Sure, I'm pleased that some of the documents Manning let loose have helped to turn the hip-to-be-at-war mentality.


When I think beyond the particulars to the process, Manning sent materials that were classified according to the laws you and I elected representatives to enact. Although I signed the Manning petition and donated and have the stickers on my truck, I'm not so sure I'm down with the notion that the personal should circumvent the procedural.

If our laws don't mean squat, we should change the laws. What does it served to make exceptions? What Manning and Assange did was against the laws we have enabled through our process. So, if the laws that keep your private information private were released worldwide by Assange, would you be okay with that -- all your book purchases, the websites you've visited, the photos you've taken, every parcel you receive, every conversation you have over the phone, every email?

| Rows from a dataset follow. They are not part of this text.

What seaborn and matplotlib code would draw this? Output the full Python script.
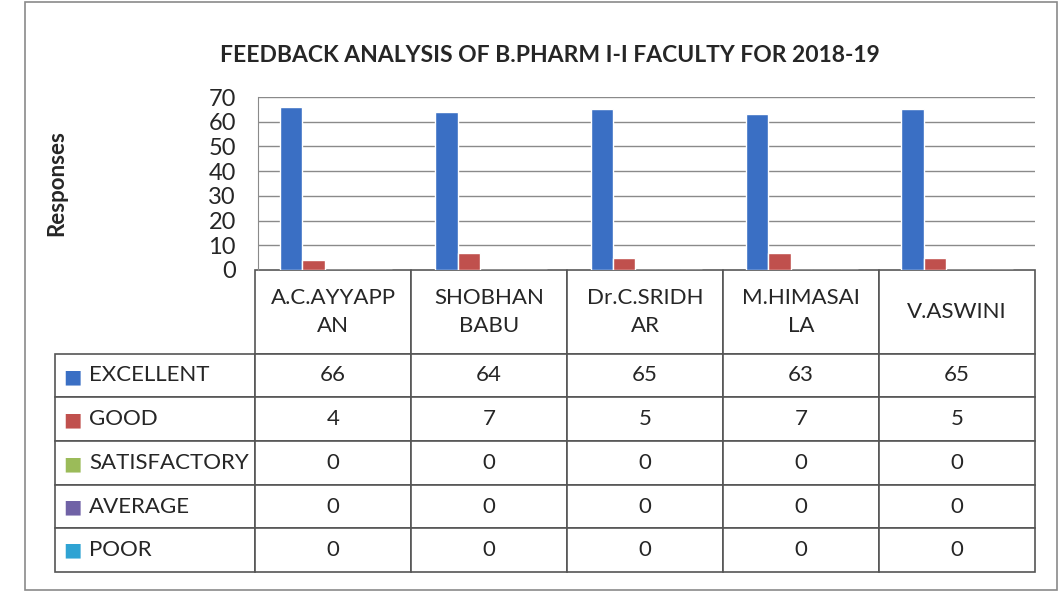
import pandas as pd
import seaborn as sns
import matplotlib.pyplot as plt
from matplotlib.patches import Rectangle

faculty = ['A.C.AYYAPP\nAN', 'SHOBHAN\nBABU', 'Dr.C.SRIDH\nAR', 'M.HIMASAI\nLA', 'V.ASWINI']
ratings = ['EXCELLENT', 'GOOD', 'SATISFACTORY', 'AVERAGE', 'POOR']
excellent = [66, 64, 65, 63, 65]
good = [4, 7, 5, 7, 5]
satisfactory = [0, 0, 0, 0, 0]
average = [0, 0, 0, 0, 0]
poor = [0, 0, 0, 0, 0]
colors = ['#3A6FC4', '#C0504D', '#9BBB59', '#7062A6', '#2FA3D3']

series = [excellent, good, satisfactory, average, poor]
rows = []
for r, vals in zip(ratings, series):
    for f, v in zip(faculty, vals):
        rows.append({'faculty': f, 'rating': r, 'value': v})
df = pd.DataFrame(rows)

sns.set_style('white')
plt.rcParams['font.family'] = ['Lato', 'DejaVu Sans']

W, H = 1064, 598
fig = plt.figure(figsize=(W / 100, H / 100), dpi=100)
ax = fig.add_axes([258 / W, (H - 270) / H, 777 / W, 173 / H])

sns.barplot(data=df, x='faculty', y='value', hue='rating', order=faculty,
            hue_order=ratings, palette=colors, width=0.72, saturation=1,
            legend=False, ax=ax)

ax.set_ylim(0, 70)
ax.set_yticks(range(0, 71, 10))
ax.yaxis.grid(True, color='#8a8a8a', linewidth=1)
ax.set_axisbelow(True)
ax.tick_params(axis='y', length=0, pad=16, labelsize=17)
ax.tick_params(axis='x', length=0, labelbottom=False)
ax.set_xlabel('')
ax.set_ylabel('Responses', fontsize=16, fontweight='bold')
ax.yaxis.set_label_coords(-0.245, 0.5)
for s in ['top', 'right', 'bottom']:
    ax.spines[s].set_visible(False)
ax.spines['left'].set_color('#8a8a8a')

# data table under the plot
cell_text = [[''] + faculty]
for r, vals in zip(ratings, series):
    cell_text.append([r] + [str(v) for v in vals])
tbl = ax.table(cellText=cell_text, colWidths=[200] + [156] * 5,
               cellLoc='center', bbox=[-0.261, -1.746, 1.261, 1.746])
tbl.auto_set_font_size(False)
for (i, j), cell in tbl.get_celld().items():
    cell.set_edgecolor('#555555')
    cell.set_linewidth(1.2)
    cell.set_height(83 if i == 0 else 43.4)
    cell.get_text().set_fontsize(16)
    if i == 0 and j == 0:
        cell.visible_edges = 'open'
    if j == 0 and i > 0:
        cell._loc = 'left'
        cell.get_text().set_ha('left')
        cell.PAD = 0.17
    if i == 0 and j > 0:
        cell.get_text().set_linespacing(1.5)

# legend keys in the row labels
row_h = 217 / 5
for k, c in enumerate(colors):
    yc = -(85 + row_h * (k + 0.5)) / 173
    ax.text(-0.239, yc, '■', color=c, fontsize=14, family='DejaVu Sans',
            ha='center', va='center', transform=ax.transAxes, clip_on=False)

fig.suptitle('FEEDBACK ANALYSIS OF B.PHARM I-I FACULTY FOR 2018-19',
             x=0.517, y=1 - 55 / H, va='center', fontsize=16.5, fontweight='bold')
fig.patches.append(Rectangle((25 / W, 8 / H), 1032 / W, 588 / H, fill=False,
                             edgecolor='#8a8a8a', linewidth=1.2,
                             transform=fig.transFigure))

fig.savefig('out.png', dpi=100)
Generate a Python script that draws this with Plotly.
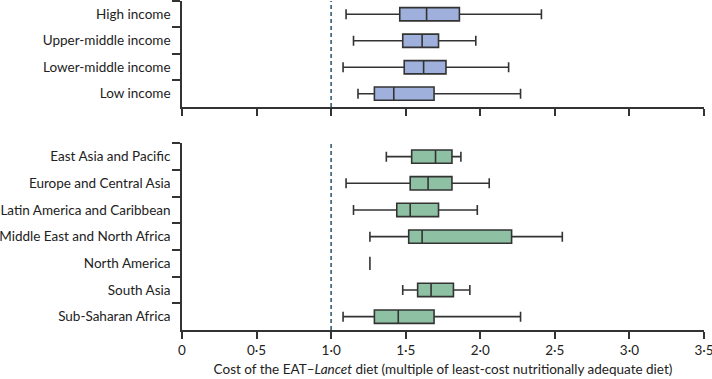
import plotly.graph_objects as go

income_groups = ["High income", "Upper-middle income", "Lower-middle income", "Low income"]
income_low = [1.10, 1.15, 1.08, 1.18]
income_q1 = [1.46, 1.48, 1.49, 1.29]
income_med = [1.64, 1.61, 1.62, 1.42]
income_q3 = [1.86, 1.72, 1.77, 1.69]
income_high = [2.41, 1.97, 2.19, 2.27]

regions = ["East Asia and Pacific", "Europe and Central Asia", "Latin America and Caribbean",
           "Middle East and North Africa", "North America", "South Asia", "Sub-Saharan Africa"]
region_low = [1.37, 1.10, 1.15, 1.26, 1.26, 1.48, 1.08]
region_q1 = [1.54, 1.53, 1.44, 1.52, 1.26, 1.58, 1.29]
region_med = [1.70, 1.65, 1.53, 1.61, 1.26, 1.67, 1.45]
region_q3 = [1.81, 1.81, 1.72, 2.21, 1.26, 1.82, 1.69]
region_high = [1.87, 2.06, 1.98, 2.55, 1.26, 1.93, 2.27]

x_ticks = [0, 0.5, 1.0, 1.5, 2.0, 2.5, 3.0, 3.5]
x_ticktext = ["0", "0·5", "1·0", "1·5", "2·0", "2·5", "3·0", "3·5"]
reference_line = 1.0

FONT = "Lato"
FSIZE = 13.5
LINE = "#333333"

fig = go.Figure()

for i, name in enumerate(income_groups):
    fig.add_trace(go.Box(
        y=[name], q1=[income_q1[i]], median=[income_med[i]], q3=[income_q3[i]],
        lowerfence=[income_low[i]], upperfence=[income_high[i]],
        orientation="h", xaxis="x2", yaxis="y2",
        fillcolor="#9FB0DC", line=dict(color=LINE, width=1.6),
        width=0.5, whiskerwidth=0.75, boxpoints=False, showlegend=False,
        hoverinfo="skip"))

for i, name in enumerate(regions):
    fig.add_trace(go.Box(
        y=[name], q1=[region_q1[i]], median=[region_med[i]], q3=[region_q3[i]],
        lowerfence=[region_low[i]], upperfence=[region_high[i]],
        orientation="h", xaxis="x", yaxis="y",
        fillcolor="#8EC0A4", line=dict(color=LINE, width=1.6),
        width=0.5, whiskerwidth=0.75, boxpoints=False, showlegend=False,
        hoverinfo="skip"))

axis_font = dict(family=FONT, size=FSIZE, color="#222222")

xcommon = dict(range=[0, 3.5], showline=True, linecolor=LINE, linewidth=1.5,
               ticks="outside", ticklen=7, tickwidth=1.5, tickcolor=LINE,
               tickvals=x_ticks, ticktext=x_ticktext, showgrid=False, zeroline=False,
               tickfont=axis_font, fixedrange=True, automargin=False,
               ticklabeloverflow="allow")

ycommon = dict(type="category", showline=True, linecolor=LINE, linewidth=1.5,
               ticks="outside", ticklen=8, tickwidth=1.5, tickcolor=LINE,
               tickson="boundaries", showgrid=False, zeroline=False,
               tickfont=axis_font, fixedrange=True, automargin=False,
               ticklabelstandoff=7)

fig.update_layout(
    width=712, height=379,
    margin=dict(l=182, r=8, t=1, b=49, autoexpand=False),
    paper_bgcolor="white", plot_bgcolor="white",
    font=dict(family=FONT, size=FSIZE, color="#222222"),
    xaxis=dict(**xcommon, anchor="y",
               title=dict(text="Cost of the EAT–<i>Lancet</i> diet (multiple of least-cost nutritionally adequate diet)",
                          font=dict(family=FONT, size=FSIZE, color="#222222"), standoff=8)),
    yaxis=dict(**ycommon, domain=[0, 0.5675], anchor="x",
               categoryorder="array", categoryarray=regions,
               range=[len(regions) - 0.5, -0.5]),
    xaxis2=dict(**xcommon, anchor="y2", showticklabels=False),
    yaxis2=dict(**ycommon, domain=[0.678, 1.0], anchor="x2",
                categoryorder="array", categoryarray=income_groups,
                range=[len(income_groups) - 0.5, -0.5]),
)

for xr, yr in (("x", "y domain"), ("x2", "y2 domain")):
    fig.add_shape(type="line", xref=xr, yref=yr, x0=reference_line, x1=reference_line,
                  y0=0, y1=1, line=dict(color="#4A6B7C", width=1.8, dash="4px,3px"),
                  layer="below")

fig.write_html("out.html", config={"displayModeBar": False},
               post_script="document.body.style.margin='0';document.body.style.overflow='hidden';")
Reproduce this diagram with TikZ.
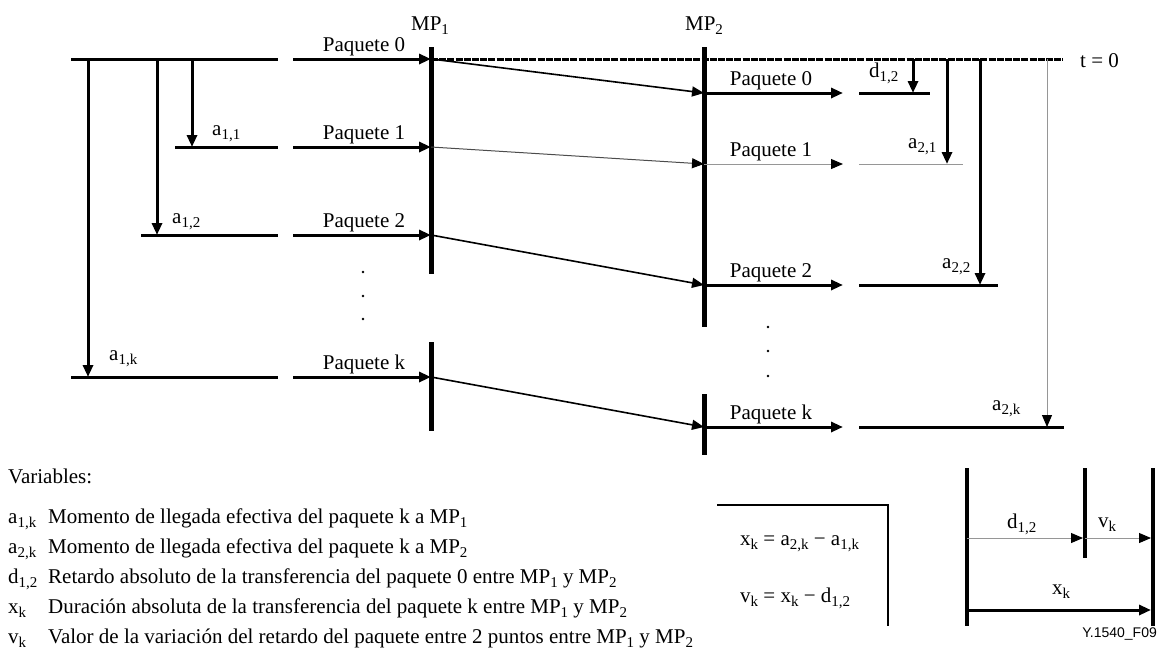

I don't see how we can demand personal privacy and throw over the laws we've enacted as a nation so cavalierly. If the laws are wrong, work on the laws. This guy broke the laws we put in place through those we elected. To make him a scapegoat for our own lack of vigilance when it comes to public information laws...well, it seems pretty lazy.

I'm sure I don't want Julian Assange deciding what should be public information. That's information vigilantism. One guy can decide what information gets out. A dictator of information; nothing is secret unless he decides it is. Our system may be corrupt and bankrupt, but at least it's ours and not one guy playing dictator of information.